• Problem requirements
Only a number is expected: how many lines in the data below contain the word "with".

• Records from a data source
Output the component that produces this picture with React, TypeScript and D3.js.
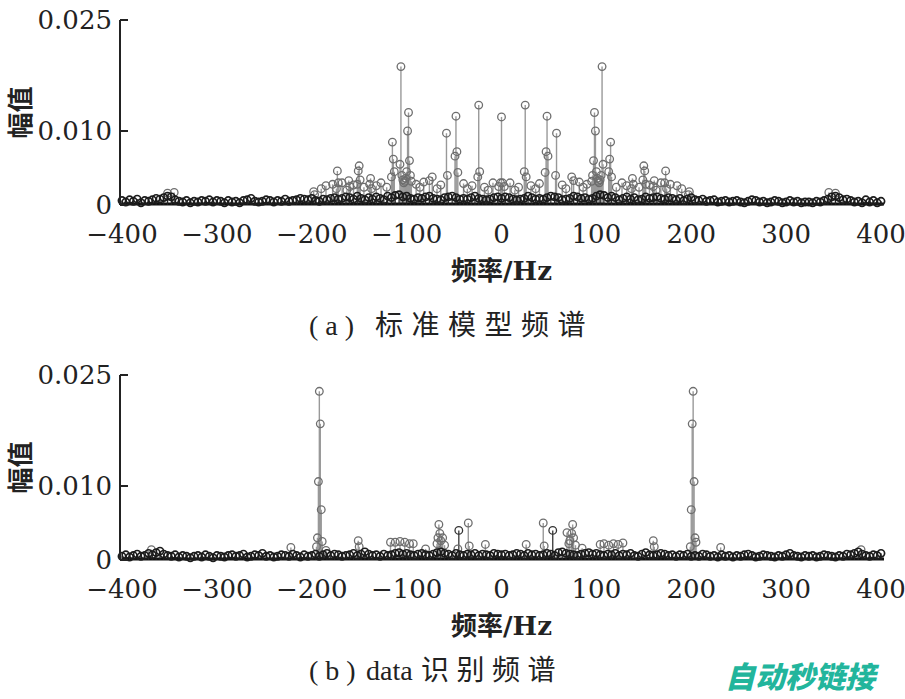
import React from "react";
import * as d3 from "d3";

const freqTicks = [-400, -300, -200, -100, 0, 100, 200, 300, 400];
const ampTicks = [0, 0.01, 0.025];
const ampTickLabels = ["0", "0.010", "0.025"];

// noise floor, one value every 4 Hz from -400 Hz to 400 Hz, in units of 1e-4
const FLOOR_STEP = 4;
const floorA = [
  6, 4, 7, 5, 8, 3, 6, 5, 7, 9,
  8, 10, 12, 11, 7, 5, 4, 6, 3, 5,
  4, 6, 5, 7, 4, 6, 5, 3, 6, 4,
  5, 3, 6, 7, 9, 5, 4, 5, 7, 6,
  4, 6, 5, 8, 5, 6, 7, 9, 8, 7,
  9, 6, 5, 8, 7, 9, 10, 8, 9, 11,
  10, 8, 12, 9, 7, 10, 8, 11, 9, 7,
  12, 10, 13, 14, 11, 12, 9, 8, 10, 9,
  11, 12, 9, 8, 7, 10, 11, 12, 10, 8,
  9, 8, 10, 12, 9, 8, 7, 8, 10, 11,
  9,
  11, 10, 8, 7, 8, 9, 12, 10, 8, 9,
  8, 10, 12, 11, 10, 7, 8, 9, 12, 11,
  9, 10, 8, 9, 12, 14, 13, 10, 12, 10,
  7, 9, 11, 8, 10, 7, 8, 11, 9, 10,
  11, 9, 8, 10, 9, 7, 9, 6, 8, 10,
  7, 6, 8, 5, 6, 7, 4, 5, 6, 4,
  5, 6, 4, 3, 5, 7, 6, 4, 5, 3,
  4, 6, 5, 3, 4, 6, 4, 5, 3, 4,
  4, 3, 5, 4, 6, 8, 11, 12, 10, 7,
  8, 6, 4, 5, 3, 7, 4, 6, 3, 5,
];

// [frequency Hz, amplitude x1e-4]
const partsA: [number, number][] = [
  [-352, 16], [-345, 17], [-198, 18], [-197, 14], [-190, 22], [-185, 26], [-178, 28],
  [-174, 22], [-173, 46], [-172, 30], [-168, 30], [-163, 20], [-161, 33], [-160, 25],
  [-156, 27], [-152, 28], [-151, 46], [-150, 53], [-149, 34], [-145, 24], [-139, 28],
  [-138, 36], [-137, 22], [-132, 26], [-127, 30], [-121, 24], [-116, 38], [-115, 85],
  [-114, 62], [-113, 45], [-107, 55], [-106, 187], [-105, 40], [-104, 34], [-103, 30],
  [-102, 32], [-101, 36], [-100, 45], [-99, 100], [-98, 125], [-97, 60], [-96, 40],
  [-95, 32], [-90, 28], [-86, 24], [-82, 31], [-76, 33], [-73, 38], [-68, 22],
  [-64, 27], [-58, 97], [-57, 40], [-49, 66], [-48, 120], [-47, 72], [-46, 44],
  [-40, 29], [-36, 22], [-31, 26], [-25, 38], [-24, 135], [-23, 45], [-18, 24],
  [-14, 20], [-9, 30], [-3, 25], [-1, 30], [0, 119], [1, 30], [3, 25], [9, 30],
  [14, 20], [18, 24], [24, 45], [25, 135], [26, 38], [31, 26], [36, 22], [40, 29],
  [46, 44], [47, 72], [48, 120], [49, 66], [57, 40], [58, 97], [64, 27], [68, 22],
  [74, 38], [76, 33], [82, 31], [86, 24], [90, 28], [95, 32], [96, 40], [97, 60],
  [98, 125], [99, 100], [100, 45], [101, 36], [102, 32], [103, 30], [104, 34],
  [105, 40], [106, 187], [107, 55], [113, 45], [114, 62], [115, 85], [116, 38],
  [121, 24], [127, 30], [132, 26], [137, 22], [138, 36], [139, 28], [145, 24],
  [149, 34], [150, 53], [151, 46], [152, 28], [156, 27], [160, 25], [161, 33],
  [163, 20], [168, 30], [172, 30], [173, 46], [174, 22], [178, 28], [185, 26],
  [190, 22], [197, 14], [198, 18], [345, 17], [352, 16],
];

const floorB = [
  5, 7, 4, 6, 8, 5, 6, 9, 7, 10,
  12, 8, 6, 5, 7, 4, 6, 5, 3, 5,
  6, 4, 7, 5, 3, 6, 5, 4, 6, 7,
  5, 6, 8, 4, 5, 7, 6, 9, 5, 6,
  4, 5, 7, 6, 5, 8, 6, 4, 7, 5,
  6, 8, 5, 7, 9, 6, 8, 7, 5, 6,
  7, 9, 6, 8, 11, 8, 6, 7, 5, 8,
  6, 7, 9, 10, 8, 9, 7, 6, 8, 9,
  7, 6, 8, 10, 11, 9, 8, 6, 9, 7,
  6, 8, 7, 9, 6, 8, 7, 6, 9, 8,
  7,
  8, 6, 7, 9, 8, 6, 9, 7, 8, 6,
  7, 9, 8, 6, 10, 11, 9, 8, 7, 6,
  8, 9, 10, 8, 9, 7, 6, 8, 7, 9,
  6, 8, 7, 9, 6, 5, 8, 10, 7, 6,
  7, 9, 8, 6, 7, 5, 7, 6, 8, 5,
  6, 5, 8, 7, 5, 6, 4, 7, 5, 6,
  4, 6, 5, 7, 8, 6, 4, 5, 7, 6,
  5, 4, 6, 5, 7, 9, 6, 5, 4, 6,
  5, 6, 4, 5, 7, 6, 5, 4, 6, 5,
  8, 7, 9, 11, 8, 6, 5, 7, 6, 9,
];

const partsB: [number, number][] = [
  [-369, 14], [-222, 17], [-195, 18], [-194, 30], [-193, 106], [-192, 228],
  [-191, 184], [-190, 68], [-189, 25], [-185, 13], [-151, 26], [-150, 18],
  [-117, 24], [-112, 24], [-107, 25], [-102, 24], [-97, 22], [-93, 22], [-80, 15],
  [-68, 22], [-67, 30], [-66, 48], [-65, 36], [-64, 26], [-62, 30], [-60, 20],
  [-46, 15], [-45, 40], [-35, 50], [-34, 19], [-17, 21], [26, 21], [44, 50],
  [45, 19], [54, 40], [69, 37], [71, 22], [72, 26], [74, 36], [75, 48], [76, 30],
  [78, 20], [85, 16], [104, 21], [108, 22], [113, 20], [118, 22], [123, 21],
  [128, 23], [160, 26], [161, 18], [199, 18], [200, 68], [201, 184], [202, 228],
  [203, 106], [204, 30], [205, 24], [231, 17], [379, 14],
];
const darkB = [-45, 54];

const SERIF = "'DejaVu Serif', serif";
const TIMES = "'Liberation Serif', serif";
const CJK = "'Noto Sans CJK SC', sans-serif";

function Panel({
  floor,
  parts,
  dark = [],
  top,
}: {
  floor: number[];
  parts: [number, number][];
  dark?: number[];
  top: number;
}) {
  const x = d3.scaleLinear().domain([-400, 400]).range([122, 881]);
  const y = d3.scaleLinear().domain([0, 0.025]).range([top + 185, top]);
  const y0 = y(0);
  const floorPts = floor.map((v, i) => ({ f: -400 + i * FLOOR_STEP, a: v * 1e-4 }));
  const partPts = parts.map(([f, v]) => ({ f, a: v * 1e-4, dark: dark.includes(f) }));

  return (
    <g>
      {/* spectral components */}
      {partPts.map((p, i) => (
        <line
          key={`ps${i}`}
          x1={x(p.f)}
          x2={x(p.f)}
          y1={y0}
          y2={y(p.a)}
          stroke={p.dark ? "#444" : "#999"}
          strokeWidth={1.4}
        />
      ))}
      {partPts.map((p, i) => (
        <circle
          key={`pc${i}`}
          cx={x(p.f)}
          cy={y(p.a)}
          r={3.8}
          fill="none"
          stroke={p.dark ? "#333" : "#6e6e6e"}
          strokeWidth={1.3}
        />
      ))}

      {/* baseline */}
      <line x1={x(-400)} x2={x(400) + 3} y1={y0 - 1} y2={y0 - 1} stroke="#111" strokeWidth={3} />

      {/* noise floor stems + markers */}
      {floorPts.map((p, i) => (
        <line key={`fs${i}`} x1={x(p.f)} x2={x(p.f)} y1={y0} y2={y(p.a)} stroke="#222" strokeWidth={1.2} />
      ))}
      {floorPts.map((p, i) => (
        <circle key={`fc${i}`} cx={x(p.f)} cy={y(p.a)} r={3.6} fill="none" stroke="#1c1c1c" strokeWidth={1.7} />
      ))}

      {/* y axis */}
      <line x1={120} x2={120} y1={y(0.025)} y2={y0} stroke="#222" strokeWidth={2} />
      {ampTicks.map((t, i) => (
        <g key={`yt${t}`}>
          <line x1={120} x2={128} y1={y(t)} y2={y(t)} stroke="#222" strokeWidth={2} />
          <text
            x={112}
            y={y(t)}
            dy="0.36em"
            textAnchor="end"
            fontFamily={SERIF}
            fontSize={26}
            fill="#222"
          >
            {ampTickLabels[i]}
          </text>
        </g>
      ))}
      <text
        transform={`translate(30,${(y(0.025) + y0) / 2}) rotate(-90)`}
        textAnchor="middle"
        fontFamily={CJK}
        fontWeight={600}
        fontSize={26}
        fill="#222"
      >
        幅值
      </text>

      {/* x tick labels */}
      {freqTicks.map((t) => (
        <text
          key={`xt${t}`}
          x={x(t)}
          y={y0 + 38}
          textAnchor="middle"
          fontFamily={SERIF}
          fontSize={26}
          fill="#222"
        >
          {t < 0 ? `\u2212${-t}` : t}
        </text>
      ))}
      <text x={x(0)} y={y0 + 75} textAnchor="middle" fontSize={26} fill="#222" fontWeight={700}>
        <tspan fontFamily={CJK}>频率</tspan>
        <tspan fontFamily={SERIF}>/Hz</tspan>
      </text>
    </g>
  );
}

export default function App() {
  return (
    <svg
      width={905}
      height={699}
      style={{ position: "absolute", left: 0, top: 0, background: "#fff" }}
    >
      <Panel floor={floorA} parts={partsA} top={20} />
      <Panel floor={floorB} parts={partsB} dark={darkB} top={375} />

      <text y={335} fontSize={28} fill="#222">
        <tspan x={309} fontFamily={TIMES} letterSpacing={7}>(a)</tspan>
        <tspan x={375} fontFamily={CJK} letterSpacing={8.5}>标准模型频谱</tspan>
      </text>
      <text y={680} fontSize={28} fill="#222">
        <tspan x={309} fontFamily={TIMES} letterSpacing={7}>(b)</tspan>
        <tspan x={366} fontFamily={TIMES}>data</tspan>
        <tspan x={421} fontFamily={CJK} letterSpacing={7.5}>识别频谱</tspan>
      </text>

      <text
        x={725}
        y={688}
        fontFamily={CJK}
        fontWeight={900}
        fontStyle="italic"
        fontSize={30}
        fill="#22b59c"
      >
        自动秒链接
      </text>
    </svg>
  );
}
--
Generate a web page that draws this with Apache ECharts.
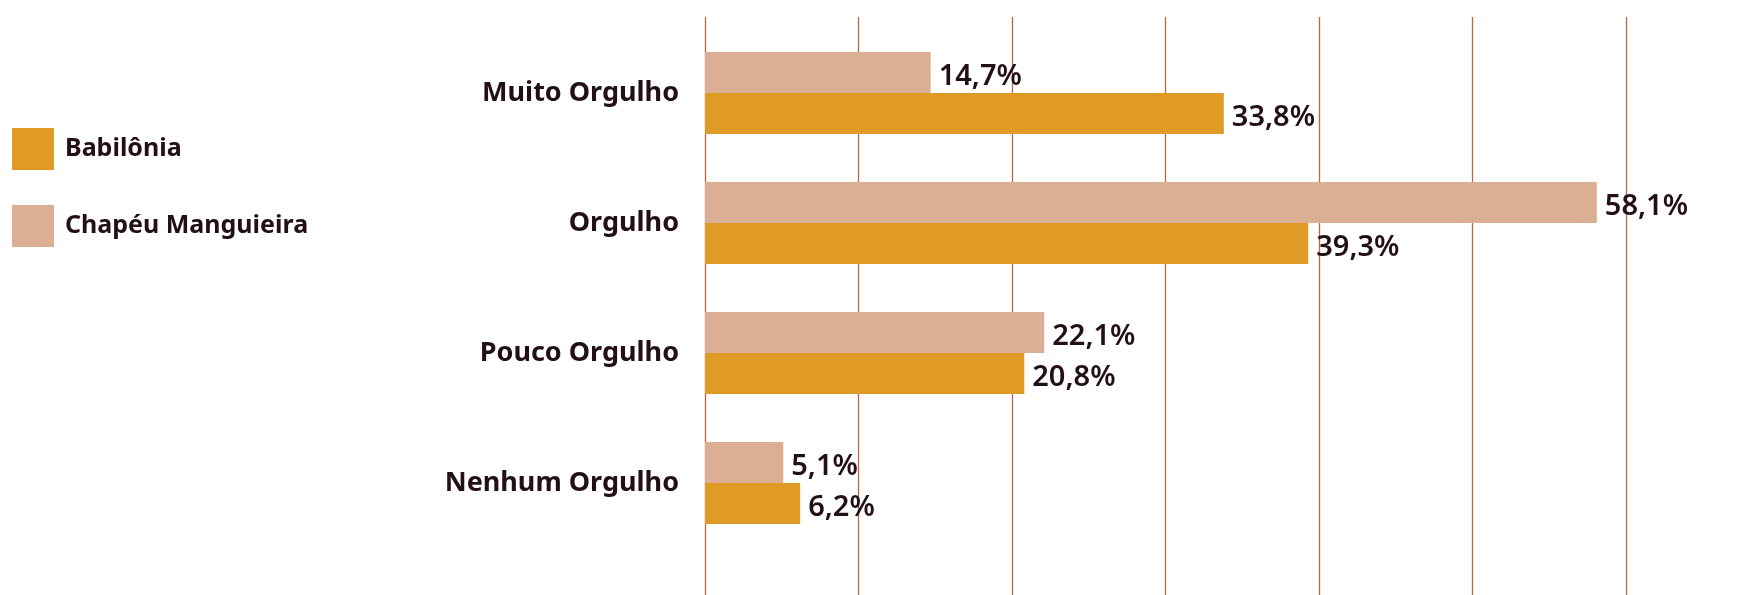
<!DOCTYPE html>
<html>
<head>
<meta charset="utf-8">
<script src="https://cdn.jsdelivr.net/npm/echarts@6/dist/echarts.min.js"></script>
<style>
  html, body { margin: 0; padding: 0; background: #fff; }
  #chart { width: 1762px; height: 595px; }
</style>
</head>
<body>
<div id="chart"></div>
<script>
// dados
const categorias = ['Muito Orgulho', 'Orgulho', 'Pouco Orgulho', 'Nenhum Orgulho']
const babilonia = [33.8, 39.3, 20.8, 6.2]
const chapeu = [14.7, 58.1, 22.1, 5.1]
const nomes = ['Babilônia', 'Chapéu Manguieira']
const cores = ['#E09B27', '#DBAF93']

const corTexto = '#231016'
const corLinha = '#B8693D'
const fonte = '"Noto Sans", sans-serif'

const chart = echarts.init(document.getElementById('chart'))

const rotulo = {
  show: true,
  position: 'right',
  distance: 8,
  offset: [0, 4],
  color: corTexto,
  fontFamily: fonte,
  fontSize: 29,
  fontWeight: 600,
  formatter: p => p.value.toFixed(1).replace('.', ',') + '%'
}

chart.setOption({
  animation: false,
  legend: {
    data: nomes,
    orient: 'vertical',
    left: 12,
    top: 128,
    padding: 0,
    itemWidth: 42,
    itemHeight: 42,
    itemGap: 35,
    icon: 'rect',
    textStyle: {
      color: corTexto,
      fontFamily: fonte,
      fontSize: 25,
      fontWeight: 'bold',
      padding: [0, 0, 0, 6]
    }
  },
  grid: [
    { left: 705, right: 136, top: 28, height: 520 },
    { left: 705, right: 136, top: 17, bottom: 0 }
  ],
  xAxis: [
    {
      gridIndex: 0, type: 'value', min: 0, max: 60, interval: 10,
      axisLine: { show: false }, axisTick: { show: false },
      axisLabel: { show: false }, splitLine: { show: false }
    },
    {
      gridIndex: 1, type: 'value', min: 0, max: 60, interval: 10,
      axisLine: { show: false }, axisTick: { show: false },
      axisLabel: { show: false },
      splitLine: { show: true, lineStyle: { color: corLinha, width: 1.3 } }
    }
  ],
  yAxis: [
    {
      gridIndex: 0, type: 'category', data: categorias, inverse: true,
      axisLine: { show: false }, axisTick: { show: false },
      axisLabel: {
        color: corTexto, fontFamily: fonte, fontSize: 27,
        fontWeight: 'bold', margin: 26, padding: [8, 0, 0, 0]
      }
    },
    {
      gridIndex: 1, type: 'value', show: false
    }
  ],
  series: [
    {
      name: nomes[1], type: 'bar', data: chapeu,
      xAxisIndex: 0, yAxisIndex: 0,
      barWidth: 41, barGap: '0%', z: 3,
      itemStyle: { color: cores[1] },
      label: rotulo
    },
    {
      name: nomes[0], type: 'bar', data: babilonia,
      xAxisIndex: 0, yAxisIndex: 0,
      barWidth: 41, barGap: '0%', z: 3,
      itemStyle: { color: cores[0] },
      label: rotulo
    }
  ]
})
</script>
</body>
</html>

• Response
2